- What to do: Begin with the line holding "Rebuild this diagram", end with the line holding "(L4) at (320,303);", and repeat every line in between exactly, without pictures.

# Start of Provided data

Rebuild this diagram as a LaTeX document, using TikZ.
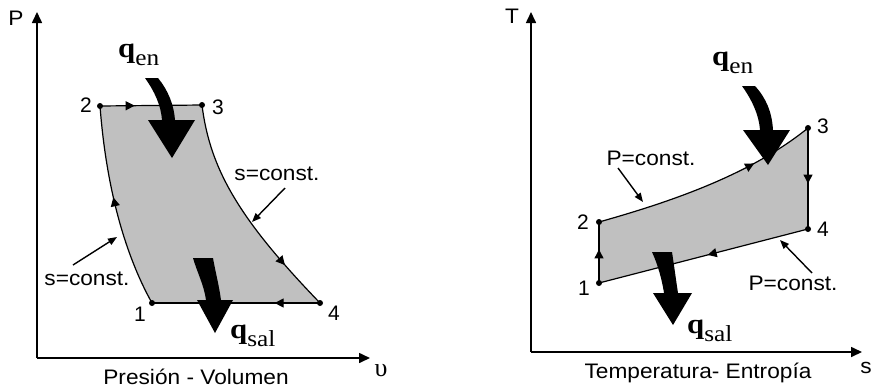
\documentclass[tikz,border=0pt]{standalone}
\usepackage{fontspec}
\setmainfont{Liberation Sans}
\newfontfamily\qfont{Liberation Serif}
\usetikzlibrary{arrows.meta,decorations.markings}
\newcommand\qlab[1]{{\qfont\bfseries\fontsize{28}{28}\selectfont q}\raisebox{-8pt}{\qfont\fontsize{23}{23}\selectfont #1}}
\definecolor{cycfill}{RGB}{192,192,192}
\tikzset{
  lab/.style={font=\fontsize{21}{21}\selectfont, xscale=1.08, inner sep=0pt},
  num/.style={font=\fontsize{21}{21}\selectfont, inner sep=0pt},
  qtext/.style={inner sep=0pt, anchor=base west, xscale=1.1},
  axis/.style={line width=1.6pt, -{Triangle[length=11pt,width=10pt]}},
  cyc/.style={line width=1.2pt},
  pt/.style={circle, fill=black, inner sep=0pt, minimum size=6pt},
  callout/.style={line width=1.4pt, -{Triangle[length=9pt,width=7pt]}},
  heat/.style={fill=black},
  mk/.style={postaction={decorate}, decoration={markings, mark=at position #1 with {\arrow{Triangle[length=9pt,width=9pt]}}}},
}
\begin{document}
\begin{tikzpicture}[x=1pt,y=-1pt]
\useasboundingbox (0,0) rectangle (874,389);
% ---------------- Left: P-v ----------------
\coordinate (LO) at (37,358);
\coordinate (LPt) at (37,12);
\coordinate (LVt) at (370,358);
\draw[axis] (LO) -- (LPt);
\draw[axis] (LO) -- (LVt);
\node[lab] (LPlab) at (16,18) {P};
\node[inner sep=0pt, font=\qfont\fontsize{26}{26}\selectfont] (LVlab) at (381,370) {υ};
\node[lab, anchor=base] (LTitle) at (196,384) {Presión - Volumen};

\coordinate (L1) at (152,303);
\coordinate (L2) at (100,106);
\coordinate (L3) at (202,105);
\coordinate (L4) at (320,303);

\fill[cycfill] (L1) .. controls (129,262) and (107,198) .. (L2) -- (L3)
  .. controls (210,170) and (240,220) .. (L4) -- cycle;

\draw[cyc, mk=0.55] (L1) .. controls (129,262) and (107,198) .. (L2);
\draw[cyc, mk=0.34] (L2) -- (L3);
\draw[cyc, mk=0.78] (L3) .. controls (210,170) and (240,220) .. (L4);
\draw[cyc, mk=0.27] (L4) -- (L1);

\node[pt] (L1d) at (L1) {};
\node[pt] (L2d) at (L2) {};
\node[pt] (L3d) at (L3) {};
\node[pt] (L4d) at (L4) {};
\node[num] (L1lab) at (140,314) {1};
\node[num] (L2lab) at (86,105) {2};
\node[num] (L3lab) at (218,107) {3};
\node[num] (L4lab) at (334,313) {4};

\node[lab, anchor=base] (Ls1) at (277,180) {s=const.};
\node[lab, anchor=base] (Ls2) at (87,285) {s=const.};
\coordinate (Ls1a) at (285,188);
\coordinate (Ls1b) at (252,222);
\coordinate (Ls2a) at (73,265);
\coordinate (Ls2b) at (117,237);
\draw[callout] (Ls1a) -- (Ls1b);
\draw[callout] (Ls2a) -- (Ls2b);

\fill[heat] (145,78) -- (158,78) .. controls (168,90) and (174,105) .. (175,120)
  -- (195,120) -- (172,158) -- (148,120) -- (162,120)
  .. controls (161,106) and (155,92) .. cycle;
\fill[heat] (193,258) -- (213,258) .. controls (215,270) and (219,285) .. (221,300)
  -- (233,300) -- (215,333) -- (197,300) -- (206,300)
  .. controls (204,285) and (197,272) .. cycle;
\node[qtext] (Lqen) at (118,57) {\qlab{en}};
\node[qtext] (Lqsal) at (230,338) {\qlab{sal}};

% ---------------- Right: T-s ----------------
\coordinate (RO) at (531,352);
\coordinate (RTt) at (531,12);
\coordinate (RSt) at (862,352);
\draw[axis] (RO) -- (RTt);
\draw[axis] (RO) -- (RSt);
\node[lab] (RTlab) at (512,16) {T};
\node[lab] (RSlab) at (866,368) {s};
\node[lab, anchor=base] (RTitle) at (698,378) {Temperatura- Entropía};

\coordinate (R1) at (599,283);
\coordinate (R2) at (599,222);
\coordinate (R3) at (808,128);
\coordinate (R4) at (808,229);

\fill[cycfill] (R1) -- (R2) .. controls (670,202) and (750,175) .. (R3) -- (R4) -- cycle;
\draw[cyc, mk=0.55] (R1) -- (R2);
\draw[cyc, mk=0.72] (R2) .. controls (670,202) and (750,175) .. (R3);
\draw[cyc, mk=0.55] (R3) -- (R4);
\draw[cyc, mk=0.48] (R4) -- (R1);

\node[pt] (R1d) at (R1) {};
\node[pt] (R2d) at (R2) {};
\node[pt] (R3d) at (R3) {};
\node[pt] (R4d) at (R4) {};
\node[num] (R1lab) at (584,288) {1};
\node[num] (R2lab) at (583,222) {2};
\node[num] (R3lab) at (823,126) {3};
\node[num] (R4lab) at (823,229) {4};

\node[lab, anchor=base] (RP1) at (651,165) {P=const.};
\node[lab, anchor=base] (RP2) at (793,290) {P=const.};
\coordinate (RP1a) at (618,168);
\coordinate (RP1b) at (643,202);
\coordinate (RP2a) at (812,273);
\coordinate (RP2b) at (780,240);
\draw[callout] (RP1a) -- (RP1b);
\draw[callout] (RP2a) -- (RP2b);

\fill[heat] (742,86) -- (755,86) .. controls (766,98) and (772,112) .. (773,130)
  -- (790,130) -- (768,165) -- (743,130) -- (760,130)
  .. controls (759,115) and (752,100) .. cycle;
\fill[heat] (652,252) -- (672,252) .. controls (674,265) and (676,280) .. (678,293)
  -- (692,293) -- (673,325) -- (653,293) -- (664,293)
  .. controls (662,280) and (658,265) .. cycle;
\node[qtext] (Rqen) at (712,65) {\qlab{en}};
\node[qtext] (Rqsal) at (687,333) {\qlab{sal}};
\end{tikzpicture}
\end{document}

# End of Provided data
# Start of Provided data

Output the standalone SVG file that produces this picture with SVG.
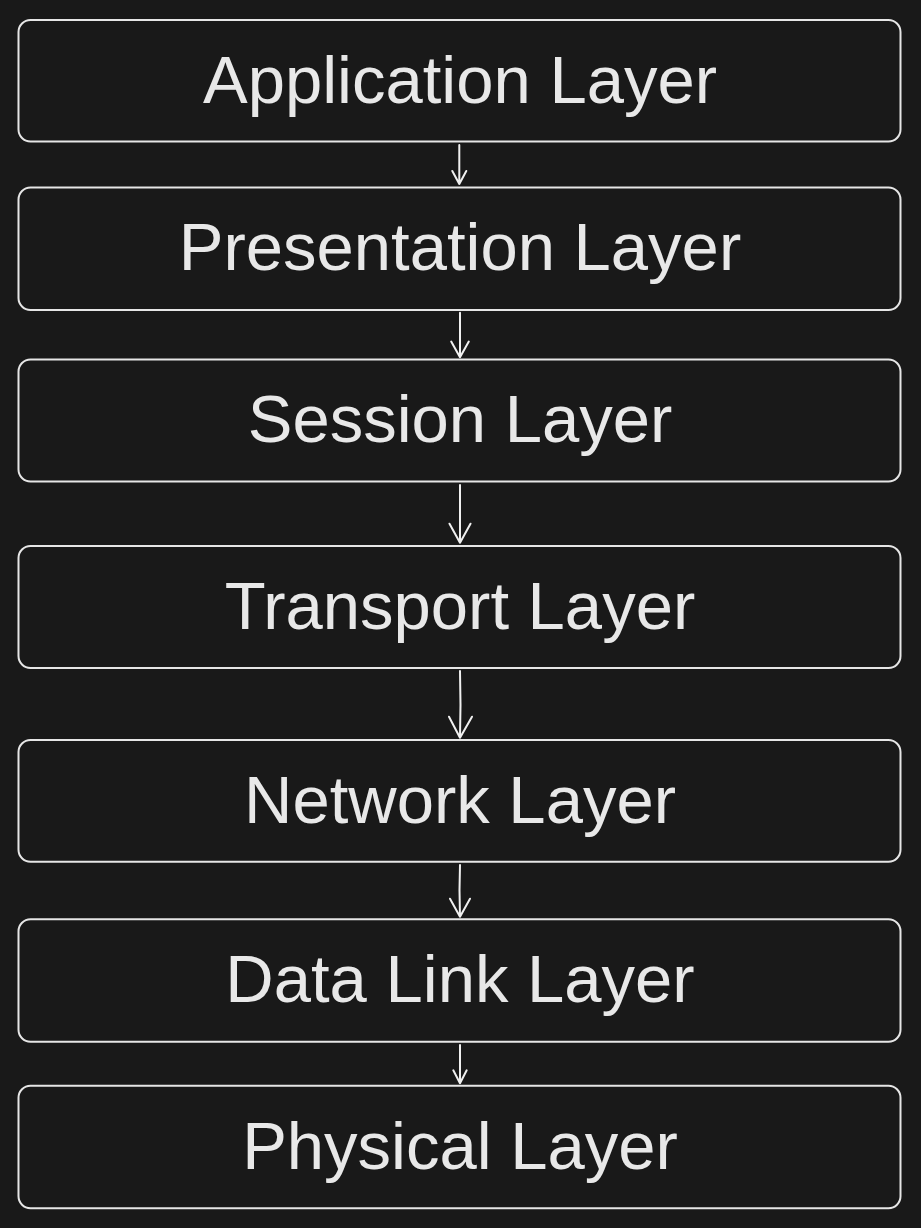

# End of Provided data

- Result:
Rebuild this diagram as a LaTeX document, using TikZ.
\documentclass[tikz,border=0pt]{standalone}
\usepackage{fontspec}
\setmainfont{Liberation Sans}
\newfontfamily\qfont{Liberation Serif}
\usetikzlibrary{arrows.meta,decorations.markings}
\newcommand\qlab[1]{{\qfont\bfseries\fontsize{28}{28}\selectfont q}\raisebox{-8pt}{\qfont\fontsize{23}{23}\selectfont #1}}
\definecolor{cycfill}{RGB}{192,192,192}
\tikzset{
  lab/.style={font=\fontsize{21}{21}\selectfont, xscale=1.08, inner sep=0pt},
  num/.style={font=\fontsize{21}{21}\selectfont, inner sep=0pt},
  qtext/.style={inner sep=0pt, anchor=base west, xscale=1.1},
  axis/.style={line width=1.6pt, -{Triangle[length=11pt,width=10pt]}},
  cyc/.style={line width=1.2pt},
  pt/.style={circle, fill=black, inner sep=0pt, minimum size=6pt},
  callout/.style={line width=1.4pt, -{Triangle[length=9pt,width=7pt]}},
  heat/.style={fill=black},
  mk/.style={postaction={decorate}, decoration={markings, mark=at position #1 with {\arrow{Triangle[length=9pt,width=9pt]}}}},
}
\begin{document}
\begin{tikzpicture}[x=1pt,y=-1pt]
\useasboundingbox (0,0) rectangle (874,389);
% ---------------- Left: P-v ----------------
\coordinate (LO) at (37,358);
\coordinate (LPt) at (37,12);
\coordinate (LVt) at (370,358);
\draw[axis] (LO) -- (LPt);
\draw[axis] (LO) -- (LVt);
\node[lab] (LPlab) at (16,18) {P};
\node[inner sep=0pt, font=\qfont\fontsize{26}{26}\selectfont] (LVlab) at (381,370) {υ};
\node[lab, anchor=base] (LTitle) at (196,384) {Presión - Volumen};

\coordinate (L1) at (152,303);
\coordinate (L2) at (100,106);
\coordinate (L3) at (202,105);
\coordinate (L4) at (320,303);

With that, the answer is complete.